Fig. 4: Qubit frequency variability and ageing analysis.
From: Advanced CMOS manufacturing of superconducting qubits on 300 mm wafers

a, RSDs of qubit frequencies and normal state resistances of JJ test structures (\({{\rm{RSD}}}_{{f}_{{\rm{qb}}}}={{\rm{RSD}}}_{{R}_{{\rm{n}}}}/2\), visualized with the double y axes) as a function of the estimated JJ area. 9 (qubits per die) × 24 (dies) = 216 qubits across the wafer, 8 (JJs per area per die) × 12 (areas) × 82 (dies) = 7,872 JJs across a wafer, 146 (JJs per area) × 12 (areas) = 1,752 JJs on a die (0,2). All working qubits are included. The resistances of JJ test structures were filtered per area for outliers beyond 1.5 times the interquartile range.
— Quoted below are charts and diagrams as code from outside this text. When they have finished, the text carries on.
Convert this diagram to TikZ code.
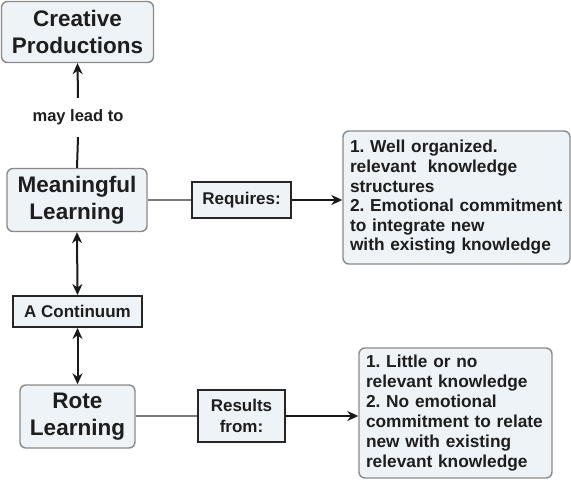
\documentclass[tikz,border=0pt]{standalone}
\usepackage{fontspec}
\setmainfont{Liberation Sans}
\usetikzlibrary{arrows.meta}
\definecolor{boxfill}{HTML}{EEF3F7}
\definecolor{roundborder}{HTML}{8A8A8A}
\definecolor{txt}{HTML}{1E1E1E}
\definecolor{grayline}{HTML}{7A7A7A}
\tikzset{
  roundbox/.style={draw=roundborder, line width=1.4pt, fill=boxfill, rounded corners=6pt,
    text=txt, font=\bfseries\fontsize{22.5}{27}\selectfont, align=center, inner sep=0pt},
  squarebox/.style={draw=black!85, line width=2pt, fill=boxfill,
    text=txt, font=\bfseries\fontsize{17}{21}\selectfont, align=center, inner sep=0pt},
  listbox/.style={draw=roundborder, line width=1.4pt, fill=boxfill, rounded corners=6pt,
    text=txt, font=\bfseries\fontsize{17.3}{19.6}\selectfont, align=left, inner xsep=7pt, inner ysep=0pt},
  lbl/.style={text=txt, font=\bfseries\fontsize{16.5}{19}\selectfont, inner sep=0pt, minimum height=39pt},
  arr/.style={line width=2pt, draw=black!90, -{Stealth[length=11pt,width=10pt]}},
  darr/.style={line width=2pt, draw=black!90, {Stealth[length=11pt,width=10pt]}-{Stealth[length=11pt,width=10pt]}},
  plain/.style={line width=2.2pt, draw=grayline},
}
\begin{document}
\frenchspacing
\begin{tikzpicture}[x=1pt,y=-1pt]
\useasboundingbox (0,0) rectangle (571,480);
\node[roundbox, minimum width=152pt, minimum height=61pt] (cp) at (77.5,32) {Creative\\Productions};
\node[lbl] (lead) at (78,117.5) {may lead to};
\node[roundbox, minimum width=140pt, minimum height=63pt] (ml) at (77,200) {Meaningful\\Learning};
\node[squarebox, minimum width=99pt, minimum height=36pt] (req) at (241.5,200) {Requires:};
\node[listbox, text width=213pt, minimum height=133pt] (k1) at (456.5,197.5)
  {1. Well organized.\\relevant\ \ knowledge\\structures\\2. Emotional commitment\\to integrate new\\with existing knowledge};
\node[squarebox, minimum width=129pt, minimum height=31pt] (ac) at (77.5,311.5) {A Continuum};
\node[roundbox, minimum width=115pt, minimum height=63pt] (rl) at (77.5,416.5) {Rote\\Learning};
\node[squarebox, minimum width=87pt, minimum height=52pt] (rf) at (241.5,416) {Results\\from:};
\node[listbox, text width=179pt, minimum height=130pt, font=\bfseries\fontsize{17.3}{20}\selectfont] (k2) at (455.5,413)
  {1. Little or no\\relevant knowledge\\2. No emotional\\commitment to relate\\new with existing\\relevant knowledge};
\draw[arr] (lead.north) -- (cp.south);
\draw[line width=2pt, draw=black!90] (ml.north) -- (lead.south);
\draw[plain] (ml.east) -- (req.west);
\draw[arr] (req.east) -- (k1.west |- req.east);
\draw[darr] (ml.south) -- (ac.north);
\draw[darr] (ac.south) -- (rl.north);
\draw[plain] (rl.east |- rf.west) -- (rf.west);
\draw[arr] (rf.east) -- (k2.west |- rf.east);
\end{tikzpicture}
\end{document}
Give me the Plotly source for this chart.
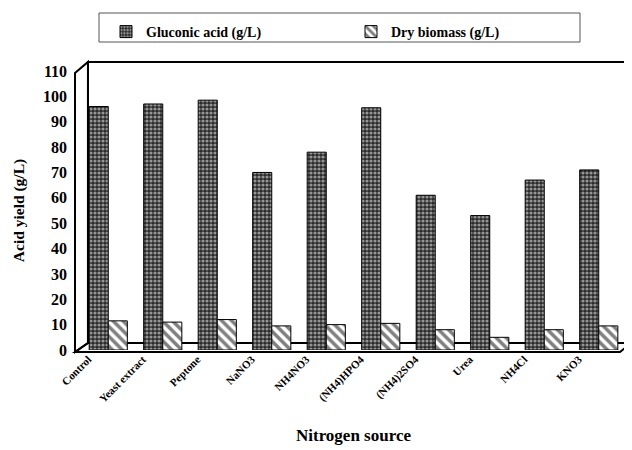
import plotly.graph_objects as go

categories = ["Control", "Yeast extract", "Peptone", "NaNO3", "NH4NO3", "(NH4)HPO4",
              "(NH4)2SO4", "Urea", "NH4Cl", "KNO3"]
gluconic_acid = [96, 97, 98.5, 70, 78, 95.5, 61, 53, 67, 71]
dry_biomass = [11.5, 11, 12, 9.5, 10, 10.5, 8, 5, 8, 9.5]
y_ticks = [0, 10, 20, 30, 40, 50, 60, 70, 80, 90, 100, 110]

# the page body adds an 8px margin, so the figure is drawn 8px in from the window corner
OFF = 8
W, H = 632 - OFF, 450 - OFF
L, T = 81 - OFF, 71 - OFF
PW, PH = 545, 279
R, B = W - L - PW, H - T - PH


def px(x):  # window pixel -> paper
    return (x - OFF - L) / PW


def py(y):
    return (T + PH - (y - OFF)) / PH


def path(points):
    return "M " + " L ".join(f"{px(x):.4f},{py(y):.4f}" for x, y in points) + " Z"


serif = "Liberation Serif, Times New Roman, Times, serif"

fig = go.Figure()
fig.add_trace(go.Bar(
    x=categories, y=gluconic_acid, name="Gluconic acid (g/L)",
    marker=dict(color="#2a2a2a", line=dict(color="black", width=1),
                pattern=dict(shape=".", fgcolor="white", bgcolor="#2a2a2a",
                             size=4, solidity=0.5)),
))
fig.add_trace(go.Bar(
    x=categories, y=dry_biomass, name="Dry biomass (g/L)",
    marker=dict(color="white", line=dict(color="black", width=1),
                pattern=dict(shape="\\", fgcolor="black", bgcolor="white",
                             size=7, solidity=0.5)),
))

shapes = [
    # back wall
    dict(type="path", path=path([(88, 62), (632, 62), (632, 343), (88, 343)]),
         xref="paper", yref="paper", line=dict(color="black", width=2), layer="below"),
    # left wall
    dict(type="path", path=path([(75, 352), (75, 73), (88, 62), (88, 343)]),
         xref="paper", yref="paper", line=dict(color="black", width=2), layer="below"),
    # floor
    dict(type="path", path=path([(75, 352), (88, 343), (631, 343), (620, 352)]),
         xref="paper", yref="paper", line=dict(color="black", width=2), layer="below"),
    # legend box
    dict(type="rect", x0=px(99), x1=px(580), y0=py(42), y1=py(13),
         xref="paper", yref="paper", line=dict(color="#555", width=1)),
]

fig.update_layout(
    width=W, height=H,
    margin=dict(l=L, r=R, t=T, b=B, autoexpand=False),
    paper_bgcolor="white", plot_bgcolor="rgba(0,0,0,0)",
    barmode="group", bargap=0.30, bargroupgap=0.0,
    font=dict(family=serif, color="black", weight="bold"),
    showlegend=True,
    legend=dict(orientation="h", x=px(106), y=py(16), xanchor="left", yanchor="top",
                bgcolor="rgba(0,0,0,0)", borderwidth=0,
                font=dict(family=serif, size=14, weight="bold"),
                entrywidth=200, entrywidthmode="pixels", itemwidth=30),
    shapes=shapes,
    xaxis=dict(showline=False, showgrid=False, zeroline=False, ticks="",
               tickangle=-45, ticklabelshift=-20,
               tickfont=dict(family=serif, size=11, weight="bold"),
               title=dict(text="Nitrogen source", standoff=25,
                          font=dict(family=serif, size=17, weight="bold"))),
    yaxis=dict(range=[0, 110], tickvals=y_ticks, showline=False, showgrid=False,
               zeroline=False, ticks="", ticklabelstandoff=13,
               tickfont=dict(family=serif, size=16, weight="bold"),
               title=dict(text="Acid yield (g/L)", standoff=14,
                          font=dict(family=serif, size=15.5, weight="bold"))),
)

fig.write_html("out.html")
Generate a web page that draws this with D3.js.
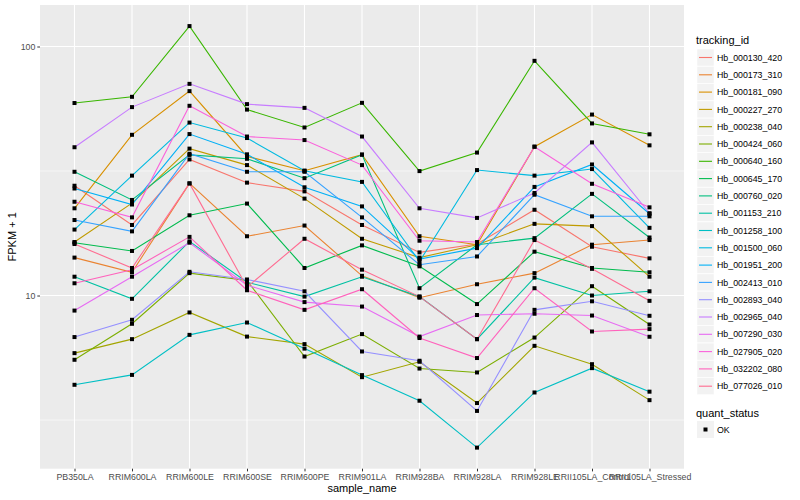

Solid lines are fits to equation (2). b, Normal resistances of JJ test structures as a function of estimated junction area for a subgroup of 216 devices measured 5 days after fabrication (t0) and once more 146 days after fabrication. The right y axis shows the corresponding change in the relative average resistance for each JJ area. c, Wafer map of qubit frequencies scaled with \(\sqrt{A}\) (where A is the estimated JJ area) and ensemble averaged (⟨⟩e) over the nine qubits on each subdie D2. The mean values are accompanied by the standard deviation. The background colour represents a heuristic Gaussian fit to the average value as a function of radius. d, Area-scaled qubit frequencies of qubits on subdies D2 plotted as a function of cool-down time after fabrication, compared with the product of the resistance and area of the JJs extracted from the fits in b scaled with a proportionality factor \(X\approx \sqrt{\varDelta {E}_{{\rm{C}}}/h{e}^{2}}\) (where Δ is the superconducting gap of aluminium, EC is the qubit charging energy, h is Planck’s constant and e is the elementary charge). The black vertical dashed line represents the wafer fabrication date at t0. Distributions of measured qubits are represented by violin plots showing means and extrema. The grey area indicates the ageing from JJ data.